In the interim, a media and legal spotlight needs to be put on the aggressive management practices of the 15 large corporations lobbying for this legislation and the massive infringement and antitrust violations in which they are involved. For Congress to rely on many of the most reckless patent infringers for advice in shaping national patent policy and laws is beyond foolish.

Pat Choate

Patent reform is a fraud on America…
Please see //truereform.piausa.org/ for a different/opposing view on patent reform.

the problem with software patents are that they are all about patenting a common sense idea or strategy before someone else does. the only thing this innovates is a perversion of the legal system.

I am a software entrepreneur and patent author.

For the industry I work in – the computer industry – the current patent system does great harm to innovation and does the greatest harm to small businesses who can’t afford to litigate.

Issued patents are of wildly uneven quality. Every piece of technology one could imagine creating is in violation of many previously issued patents. If anyone attempted to track down all the patent holders and enter the legal negotiations to license them all (which no one does, not even the big guys like Intel and Microsoft, as the author points out), it would be prohibitively expensive and effectively impossible for small entrepreneurs.

As an entrepreneur who has seen the all sides of how patents play out for companies – it’s clear the patent system is harming, not helping, innovation and innovators. It is in desperate need of reform to reduce litigation and make for a more rational, predictable system.

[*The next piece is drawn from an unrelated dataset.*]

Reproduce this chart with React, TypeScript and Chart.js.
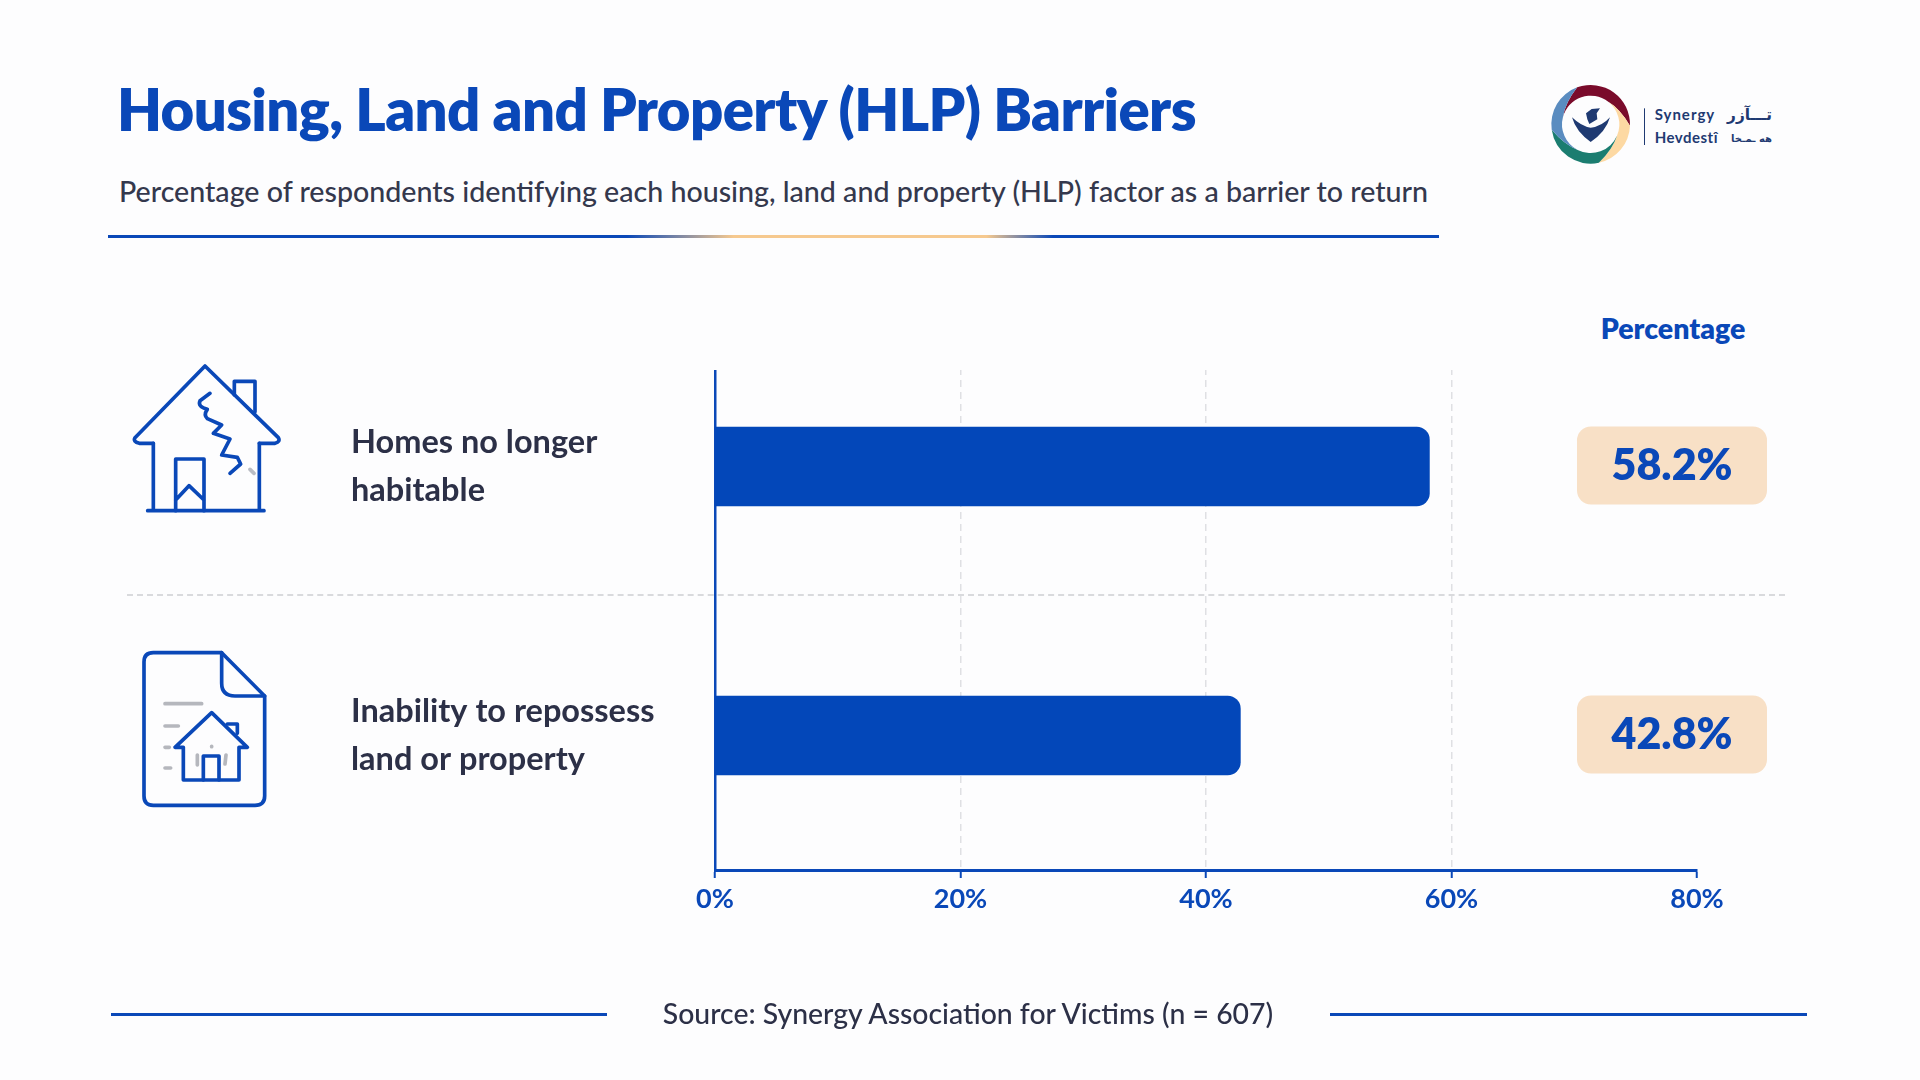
import { useEffect, useRef } from 'react'
import { Chart, registerables } from 'chart.js'

Chart.register(...registerables)

const categories = [
  ['Homes no longer', 'habitable'],
  ['Inability to repossess', 'land or property'],
]
const percentages = [58.2, 42.8]
const xTicks = [0, 20, 40, 60, 80]

const BLUE = '#0a48b8'
const INK = '#2c3047'
const PILL = '#f8e0c6'
const FONT = 'Lato, "Noto Sans", sans-serif'

// grid lines and the left axis start lower than the top of the bar bands
const trimTop = {
  id: 'trimTop',
  beforeDatasetsDraw(chart: Chart) {
    const { left, right, top } = chart.chartArea
    chart.ctx.clearRect(left - 3, top - 3, right - left + 6, 370 - top + 3)
  },
}

const valuePills = {
  id: 'valuePills',
  afterDatasetsDraw(chart: Chart) {
    const { ctx } = chart
    const yScale = chart.scales.y
    percentages.forEach((value, i) => {
      const y = yScale.getPixelForValue(i)
      ctx.save()
      ctx.fillStyle = PILL
      ctx.beginPath()
      ctx.roundRect(1577, y - 40, 190, 78, 14)
      ctx.fill()
      ctx.fillStyle = BLUE
      ctx.font = `800 43px ${FONT}`
      ctx.textAlign = 'center'
      ctx.textBaseline = 'middle'
      ctx.fillText(`${value}%`, 1672, y)
      ctx.restore()
    })
  },
}

function Text({ x, y, size, weight, color, children, center, spacing }: any) {
  return (
    <div
      style={{
        position: 'absolute',
        left: x,
        top: y,
        transform: center ? 'translate(-50%, -50%)' : 'translateY(-50%)',
        fontFamily: FONT,
        fontSize: size,
        fontWeight: weight,
        color,
        letterSpacing: spacing,
        whiteSpace: 'nowrap',
      }}
    >
      {children}
    </div>
  )
}

function Rule({ x, y, w, background }: any) {
  return <div style={{ position: 'absolute', left: x, top: y, width: w, height: 3, background }} />
}

function Logo() {
  const polar = (r: number, deg: number) => {
    const a = (deg * Math.PI) / 180
    return `${272 + r * Math.sin(a)} ${193 - r * Math.cos(a)}`
  }
  const segments = [
    { from: -20, to: 92, color: '#7a0b2b' },
    { from: 92, to: 168, color: '#fdd9a3' },
    { from: 168, to: 262, color: '#1b7d70' },
    { from: 262, to: 340, color: '#5a8cc0' },
  ]
  return (
    <svg style={{ position: 'absolute', left: 1500, top: 60 }} width={320} height={120} viewBox="0 0 960 360">
      {segments.map((s) => (
        <path
          key={s.color}
          fill={s.color}
          d={`M${polar(118, s.from)} A118 118 0 0 1 ${polar(118, s.to)} Q${polar(100, s.to - 30)} ${polar(86, s.to - 55)} A86 86 0 0 0 ${polar(86, s.from - 55)} Q${polar(100, s.from - 30)} ${polar(118, s.from)}Z`}
        />
      ))}
      <path fill="#1f3a72" d="M216 172 Q245 200 272 203 Q305 200 330 172 Q318 215 272 246 Q228 215 216 172Z" />
      <path fill="#1f3a72" d="M258 160 L275 147 L300 145 L290 160 L292 178 L268 192 L262 178 Z" />
      <rect x={432} y={145} width={3} height={110} fill="#1f3a72" />
      <text x={464} y={181} fontFamily={FONT} fontWeight={700} fontSize={45} fill="#1f3a72" letterSpacing={3}>
        Synergy
      </text>
      <text x={464} y={248} fontFamily={FONT} fontWeight={700} fontSize={45} fill="#1f3a72" letterSpacing={1.5}>
        Hevdestî
      </text>
      <text x={816} y={181} textAnchor="end" fontFamily="DejaVu Sans" fontWeight={700} fontSize={46} fill="#1f3a72">
        تـــآزر
      </text>
      <text x={816} y={246} textAnchor="end" fontFamily="DejaVu Sans" fontWeight={700} fontSize={30} fill="#1f3a72">
        هه ـمـخا
      </text>
    </svg>
  )
}

function HouseIcon() {
  return (
    <svg
      style={{ position: 'absolute', left: 110, top: 340 }}
      width={200}
      height={200}
      viewBox="0 0 600 600"
      fill="none"
      stroke={BLUE}
      strokeWidth={11}
      strokeLinecap="round"
      strokeLinejoin="round"
    >
      <path d="M130 310 H88 Q68 305 75 293 L285 78 L505 293 Q512 305 495 310 H448" />
      <path d="M130 310 V512 M448 310 V512 M113 512 H462" />
      <path d="M373 165 V124 H435 V215" />
      <path d="M300 160 L270 182 Q262 200 292 208 Q280 225 292 236 L335 255 L310 280 L360 297 L335 345 L382 352 L392 372 L360 400" />
      <path d="M197 512 V357 H282 V512 M197 480 L237 437 L282 480" />
      <path d="M420 388 L432 400" stroke="#b9bcc4" />
    </svg>
  )
}

function DocIcon() {
  return (
    <svg
      style={{ position: 'absolute', left: 120, top: 630 }}
      width={170}
      height={190}
      viewBox="0 0 510 570"
      fill="none"
      stroke={BLUE}
      strokeWidth={11}
      strokeLinecap="round"
      strokeLinejoin="round"
    >
      <path d="M305 68 H100 Q72 68 72 96 V498 Q72 526 100 526 H405 Q434 526 434 498 V198 L305 68Z" />
      <path d="M305 68 V160 Q305 198 345 198 H434" />
      <g stroke="#b5b7bd">
        <path d="M135 221 H245 M135 288 H175 M135 352 H148 M135 414 H152 M232 375 V405 M318 375 L315 402 M275 349 V350" />
      </g>
      <path d="M190 352 H165 L275 248 L382 352 H357 M190 352 V450 H357 V352" />
      <path d="M322 282 H352 V310 M250 450 V378 H297 V450" />
    </svg>
  )
}

export default function App() {
  const chartRef = useRef<HTMLCanvasElement>(null)

  useEffect(() => {
    if (!chartRef.current) return
    const chart = new Chart(chartRef.current, {
      type: 'bar',
      data: {
        labels: categories,
        datasets: [
          {
            data: percentages,
            backgroundColor: '#0347b9',
            barThickness: 79,
            borderSkipped: false,
            borderRadius: { topLeft: 0, bottomLeft: 0, topRight: 13, bottomRight: 13 },
          },
        ],
      },
      plugins: [trimTop, valuePills],
      options: {
        indexAxis: 'y',
        responsive: false,
        animation: false,
        layout: { padding: { left: 351, right: 223, top: 332, bottom: 150 } },
        plugins: { legend: { display: false }, tooltip: { enabled: false } },
        scales: {
          x: {
            min: 0,
            max: 80,
            afterFit: (scale: any) => {
              scale.height = 60
            },
            afterBuildTicks: (scale: any) => {
              scale.ticks = xTicks.map((value) => ({ value }))
            },
            border: { color: BLUE, width: 3, dash: [7, 5] },
            grid: {
              color: (ctx: any) => (ctx.tick && ctx.tick.value > 0 && ctx.tick.value < 80 ? '#dfe0e3' : 'transparent'),
              tickColor: BLUE,
              tickLength: 8,
              tickWidth: 2,
              lineWidth: 1.5,
            },
            ticks: {
              color: BLUE,
              padding: 5,
              maxRotation: 0,
              font: { family: FONT, size: 27, weight: 'bold' },
              callback: (value: any) => `${value}%`,
            },
          },
          y: {
            afterFit: (scale: any) => {
              scale.width = 364
            },
            border: { color: BLUE, width: 2.5 },
            grid: { display: false, drawTicks: false },
            ticks: {
              color: INK,
              crossAlign: 'far',
              font: { family: FONT, size: 32.5, weight: 'bold', lineHeight: 1.47 },
            },
          },
        },
      } as any,
    })
    return () => chart.destroy()
  }, [])

  return (
    <div style={{ position: 'absolute', left: 0, top: 0, width: 1920, height: 1080, background: '#fdfdfe', overflow: 'hidden' }}>
      <Text x={117} y={108} size={58} weight={800} color={BLUE} spacing={-0.6}>
        Housing, Land and Property (HLP) Barriers
      </Text>
      <Text x={119} y={191} size={28.6} weight={500} color="#34384d">
        Percentage of respondents identifying each housing, land and property (HLP) factor as a barrier to return
      </Text>
      <Rule
        x={108}
        y={235}
        w={1331}
        background={`linear-gradient(90deg, ${BLUE} 0%, ${BLUE} 39%, #f6c98f 47%, #f6c98f 66%, ${BLUE} 71%, ${BLUE} 100%)`}
      />
      <Logo />
      <Text x={1673} y={328} size={28.5} weight={800} color={BLUE} center>
        Percentage
      </Text>
      <HouseIcon />
      <DocIcon />
      <div style={{ position: 'absolute', left: 127, top: 594, width: 1658, borderTop: '2px dashed #d9dadd' }} />
      <canvas ref={chartRef} width={1920} height={1080} style={{ position: 'absolute', left: 0, top: 0 }} />
      <Rule x={111} y={1013} w={496} background={BLUE} />
      <Text x={968} y={1013} size={28.4} weight={500} color={INK} center>
        Source: Synergy Association for Victims (n = 607)
      </Text>
      <Rule x={1330} y={1013} w={477} background={BLUE} />
    </div>
  )
}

Many issued patents are a joke. They have been given only a cursory review by a non-expert and the claims are unreasonably broad. They are commonly issued to large companies who have good lawyers. Many are simply dog-in-the-manger patents–the holder never intends to do anything with them and may not even have an idea of how to do so, but they keep anyone else from innovating. There is a third party initiated review system now, but you can bet that anyone with deep pockets will nuke a small company initiating such a review. The ability of a true expert in the field to uncover prior art in the literature as well as in patents should be utilized to make sure patents are truly innovations.

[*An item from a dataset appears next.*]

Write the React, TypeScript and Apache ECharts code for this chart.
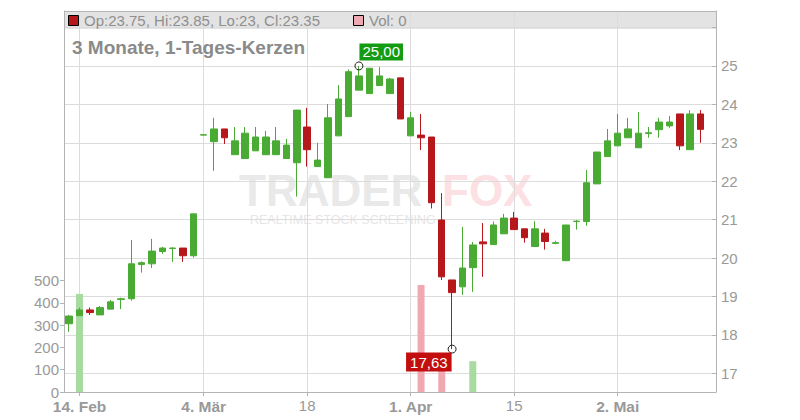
import React, { useEffect, useRef } from 'react';
import * as echarts from 'echarts';

const dates = [
  '13.02.', '14.02.', '15.02.', '18.02.', '19.02.', '20.02.', '21.02.', '22.02.', '25.02.', '26.02.', '27.02.', '28.02.',
  '01.03.', '04.03.', '05.03.', '06.03.', '07.03.', '08.03.', '11.03.', '12.03.', '13.03.', '14.03.', '15.03.',
  '18.03.', '19.03.', '20.03.', '21.03.', '22.03.', '25.03.', '26.03.', '27.03.', '28.03.', '29.03.',
  '01.04.', '02.04.', '03.04.', '04.04.', '05.04.', '08.04.', '09.04.', '10.04.', '11.04.', '12.04.',
  '15.04.', '16.04.', '17.04.', '18.04.', '23.04.', '24.04.', '25.04.', '26.04.', '29.04.', '30.04.',
  '02.05.', '03.05.', '06.05.', '07.05.', '08.05.', '09.05.', '10.05.', '13.05.', '14.05.', '15.05.'
];

const opens = [
  18.29, 18.50, 18.65, 18.52, 18.67, 18.92, 18.94, 19.83, 19.85, 20.17, 20.25, 20.26,
  20.06, 23.20, 23.03, 23.36, 22.69, 22.59, 22.79, 22.69, 22.69, 22.59, 22.48,
  23.41, 22.38, 22.09, 23.18, 23.68, 24.37, 24.28, 24.49, 24.28, 24.69,
  23.18, 23.20, 23.15, 20.99, 19.43, 19.25, 19.75, 20.42, 20.35, 20.63,
  21.04, 20.76, 20.30, 20.65, 20.38, 19.93, 20.95, 20.95, 21.93, 22.64,
  22.92, 23.13, 22.87, 23.24, 23.34, 23.44, 23.75, 22.82, 23.75
];
const closes = [
  18.49, 18.65, 18.58, 18.71, 18.86, 18.94, 19.85, 19.88, 20.18, 20.26, 20.26, 20.06,
  21.15, 23.21, 23.36, 23.13, 23.05, 23.25, 23.15, 23.15, 23.05, 22.94, 23.85,
  22.82, 22.55, 23.65, 24.14, 24.85, 24.74, 24.94, 24.74, 24.66, 23.62,
  23.65, 23.13, 21.44, 19.51, 19.10, 19.74, 20.34, 20.37, 20.86, 21.04,
  20.74, 20.53, 20.76, 20.43, 20.40, 20.86, 20.96, 21.96, 22.76, 23.05,
  23.25, 23.36, 23.25, 23.26, 23.54, 23.54, 22.92, 23.75, 23.35
];
const lows = [
  18.08, 18.50, 18.52, 18.52, 18.67, 18.67, 18.89, 19.62, 19.74, 20.11, 19.90, 19.90,
  20.01, 23.19, 22.27, 22.97, 22.69, 22.59, 22.79, 22.69, 22.69, 22.59, 21.60,
  22.38, 22.38, 22.09, 23.18, 23.68, 24.37, 24.28, 24.49, 24.28, 23.62,
  23.18, 22.81, 21.29, 19.43, 17.63, 19.04, 19.12, 19.51, 20.35, 20.63,
  20.74, 20.40, 20.30, 20.22, 20.36, 19.93, 20.74, 20.84, 21.93, 22.64,
  22.92, 23.13, 22.87, 23.13, 23.13, 23.39, 22.81, 22.82, 23.00
];
const highs = [
  18.52, 18.71, 18.71, 18.75, 18.91, 18.97, 20.47, 19.91, 20.50, 20.29, 20.28, 20.26,
  21.15, 23.21, 23.65, 23.36, 23.41, 23.41, 23.41, 23.31, 23.41, 23.10, 23.85,
  23.91, 23.00, 24.01, 24.50, 24.91, 25.00, 24.94, 24.97, 24.69, 24.69,
  23.80, 23.75, 23.15, 21.69, 19.43, 20.81, 20.42, 20.91, 20.95, 21.15,
  21.20, 20.76, 20.96, 20.76, 20.45, 20.86, 20.99, 22.29, 22.76, 23.36,
  23.75, 23.65, 23.80, 23.41, 23.65, 23.70, 23.75, 23.85, 23.85
];
const volumes = [
  0, 440, 0, 0, 0, 0, 0, 0, 0, 0, 0, 0,
  0, 0, 0, 0, 0, 0, 0, 0, 0, 0, 0,
  0, 0, 0, 0, 0, 0, 0, 0, 0, 0,
  0, 480, 0, 125, 0, 0, 138, 0, 0, 0,
  0, 0, 0, 0, 0, 0, 0, 0, 0, 0,
  0, 0, 0, 0, 0, 0, 0, 0, 0
];

const tickIndex = [1, 13, 23, 33, 43, 53];
const tickText = ['14. Feb', '4. Mär', '18', '1. Apr', '15', '2. Mai'];
const tickBold = [true, true, false, true, false, true];

const priceTicks = [17, 18, 19, 20, 21, 22, 23, 24, 25];
const volumeTicks = [0, 100, 200, 300, 400, 500];

const GREEN = '#4aab34';
const RED = '#b5171b';
const VOL_GREEN = '#a8dba0';
const VOL_RED = '#f0a9b2';
const FONT = '"Liberation Sans", Arial, sans-serif';

export default function App() {
  const ref = useRef<HTMLDivElement>(null);
  useEffect(() => {
    if (!ref.current) return;
    const chart = echarts.init(ref.current, undefined, { renderer: 'svg' });
    const n = opens.length;
    const candleData = dates.map((_, i) =>
      i < n ? [opens[i], closes[i], lows[i], highs[i]] : '-'
    );
    const volData = dates.map((_, i) =>
      i < n && volumes[i] > 0
        ? { value: volumes[i], itemStyle: { color: closes[i] >= opens[i] ? VOL_GREEN : VOL_RED } }
        : '-'
    );
    let maxI = 0, minI = 0;
    for (let i = 0; i < n; i++) {
      if (highs[i] > highs[maxI]) maxI = i;
      if (lows[i] < lows[minI]) minI = i;
    }
    const last = n - 1;
    const fmt = (v: number) => v.toFixed(2).replace('.', ',');
    const isTick = (idx: number) => tickIndex.includes(idx);
    const splitLine = {
      show: true,
      interval: (idx: number) => isTick(idx),
      alignWithLabel: true,
      lineStyle: { color: '#dcdcdc', width: 1 },
    };

    const option: any = {
      animation: false,
      textStyle: { fontFamily: FONT },
      grid: [
        { left: 64, right: 84, top: 11, height: 362.3 },
        { left: 64, right: 84, top: 280.5, bottom: 28 },
      ],
      xAxis: [
        {
          type: 'category', gridIndex: 0, data: dates, boundaryGap: true,
          axisLine: { show: false }, axisTick: { show: false }, axisLabel: { show: false },
          splitLine,
        },
        {
          type: 'category', gridIndex: 1, data: dates, boundaryGap: true,
          axisLine: { show: true, lineStyle: { color: '#b4b4b4' } },
          axisTick: { show: true, alignWithLabel: true, interval: (idx: number) => isTick(idx), length: 4, lineStyle: { color: '#b4b4b4' } },
          axisLabel: {
            interval: (idx: number) => isTick(idx),
            margin: 6,
            formatter: (_v: string, idx: number) => {
              const k = tickIndex.indexOf(idx);
              if (k < 0) return '';
              return tickBold[k] ? `{b|${tickText[k]}}` : `{n|${tickText[k]}}`;
            },
            rich: {
              b: { fontWeight: 'bold', fontSize: 15.5, color: '#999', fontFamily: FONT },
              n: { fontSize: 15, color: '#999', fontFamily: FONT },
            },
          },
          splitLine,
        },
      ],
      yAxis: [
        {
          type: 'value', gridIndex: 0, position: 'right', min: 17, max: 26.43, interval: 1,
          axisLine: { show: true, lineStyle: { color: '#b4b4b4' } },
          axisTick: { show: true, inside: true, length: 4, lineStyle: { color: '#b4b4b4' } },
          axisLabel: {
            color: '#999', fontSize: 15, margin: 5, fontFamily: FONT,
            formatter: (v: number) => (priceTicks.includes(v) ? String(v) : ''),
          },
          splitLine: { show: true, lineStyle: { color: '#dcdcdc' } },
        },
        {
          type: 'value', gridIndex: 0, position: 'left', min: 0, max: 1,
          axisLine: { show: true, lineStyle: { color: '#b4b4b4' } },
          axisTick: { show: false }, axisLabel: { show: false }, splitLine: { show: false },
        },
        {
          type: 'value', gridIndex: 1, position: 'left', min: volumeTicks[0], max: volumeTicks[volumeTicks.length - 1], interval: 100,
          axisLine: { show: true, lineStyle: { color: '#b4b4b4' } },
          axisTick: { show: true, length: 4, lineStyle: { color: '#b4b4b4' } },
          axisLabel: { color: '#999', fontSize: 15, margin: 5, fontFamily: FONT },
          splitLine: { show: false },
        },
        {
          type: 'value', gridIndex: 1, position: 'right', min: 0, max: 500,
          axisLine: { show: true, lineStyle: { color: '#b4b4b4' } },
          axisTick: { show: false }, axisLabel: { show: false }, splitLine: { show: false },
        },
      ],
      series: [
        {
          type: 'bar', xAxisIndex: 1, yAxisIndex: 2, data: volData, barWidth: 7, z: 1,
        },
        {
          type: 'candlestick', xAxisIndex: 0, yAxisIndex: 0, data: candleData, barWidth: 7, z: 3,
          itemStyle: { color: GREEN, color0: RED, borderColor: GREEN, borderColor0: RED, borderWidth: 1 },
          markPoint: {
            symbol: 'circle', symbolSize: 8,
            itemStyle: { color: 'rgba(255,255,255,0)', borderColor: '#222', borderWidth: 1 },
            data: [
              {
                coord: [dates[maxI], highs[maxI]],
                label: {
                  show: true, position: [5, -1], align: 'left', verticalAlign: 'bottom',
                  formatter: fmt(highs[maxI]), color: '#fff', backgroundColor: '#139b13',
                  padding: [1, 3, 1, 3], fontSize: 15, fontFamily: FONT,
                },
              },
              {
                coord: [dates[minI], lows[minI]],
                label: {
                  show: true, position: [4, 8], align: 'right', verticalAlign: 'top',
                  formatter: fmt(lows[minI]), color: '#fff', backgroundColor: '#c20e0e',
                  padding: [2, 4, 2, 4], fontSize: 15, fontFamily: FONT,
                },
              },
            ],
          },
        },
      ],
      graphic: [
        { type: 'rect', z: -2, shape: { x: 64, y: 11, width: 652, height: 18 }, style: { fill: '#e3e3e3' } },
        { type: 'line', z: 5, shape: { x1: 64, y1: 11.5, x2: 716, y2: 11.5 }, style: { stroke: '#b4b4b4', lineWidth: 1 } },
        { type: 'rect', z: 5, shape: { x: 68.5, y: 15.5, width: 10, height: 10 }, style: { fill: RED, stroke: '#000', lineWidth: 1 } },
        {
          type: 'text', z: 5, x: 84, y: 20.5,
          style: {
            text: `Op:${opens[last]}, Hi:${highs[last]}, Lo:${lows[last]}, Cl:${closes[last]}`,
            fill: '#8f8f8f', font: `15px ${FONT}`, verticalAlign: 'middle',
          },
        },
        { type: 'rect', z: 5, shape: { x: 353.5, y: 15.5, width: 10, height: 10 }, style: { fill: VOL_RED, stroke: '#000', lineWidth: 1 } },
        {
          type: 'text', z: 5, x: 369, y: 20.5,
          style: { text: `Vol: ${volumes[last]}`, fill: '#8f8f8f', font: `15px ${FONT}`, verticalAlign: 'middle' },
        },
        {
          type: 'text', z: 5, x: 72, y: 47,
          style: { text: '3 Monate, 1-Tages-Kerzen', fill: '#8a8a8a', font: `bold 19px ${FONT}`, verticalAlign: 'middle' },
        },
        {
          type: 'text', z: -1, x: 239, y: 190,
          style: { text: 'TRADER', fill: '#e9e9e9', font: `bold 44px ${FONT}`, verticalAlign: 'middle' },
        },
        {
          type: 'text', z: -1, x: 442, y: 190,
          style: { text: 'FOX', fill: '#fde0e3', font: `bold 44px ${FONT}`, verticalAlign: 'middle' },
        },
        {
          type: 'text', z: -1, x: 250, y: 220,
          style: { text: 'REALTIME STOCK SCREENING', fill: '#e6e6e6', font: `12.5px ${FONT}`, verticalAlign: 'middle' },
        },
      ],
    };
    chart.setOption(option);
    return () => chart.dispose();
  }, []);
  return (
    <div
      ref={ref}
      style={{ position: 'fixed', left: 0, top: 0, width: 800, height: 420, background: '#fff' }}
    />
  );
}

I am a patent attorney and inventor. Over the years I have represented Fortune 500 companies and solo inventors both as an outside attorney and in house attorney. I have represented patent owners/inventors in litigation, patent prosecution and in issuing opinions. Each and every preceding comment has value as it relates to different patent owners and the desire for further innovation. With all due respect to Prof. Shane, his article shows a lack of understanding the patent system and all of the players involved. For example, Prof. Shane is likely correct that a number of large companies will take advantage of the damages reform to infringe patents – the smaller damages being built into the initial ROI analysis. On the contrary, it seems unconscionable that a small solo inventor, with a questionable patent, should be able to threaten, i.e., exhort, millions from a large corporation with the mere threat of an injunction and hundreds of millions in damages. And as further explained in the various comments, such scenarios play out very differently when the patent dominates the product such as with a pharmaceutical patent as compared to a computer/software product that has dozens of patents covering various parts of the product and its uses. The patent system operated for years on inventions being basic designs, apparatus and chemical compounds. Technology has outgrown the system and there is no longer a “one size fits all” answer to fixing the system. Patent Reform needs many voices to reach a solution that benefits all Americans.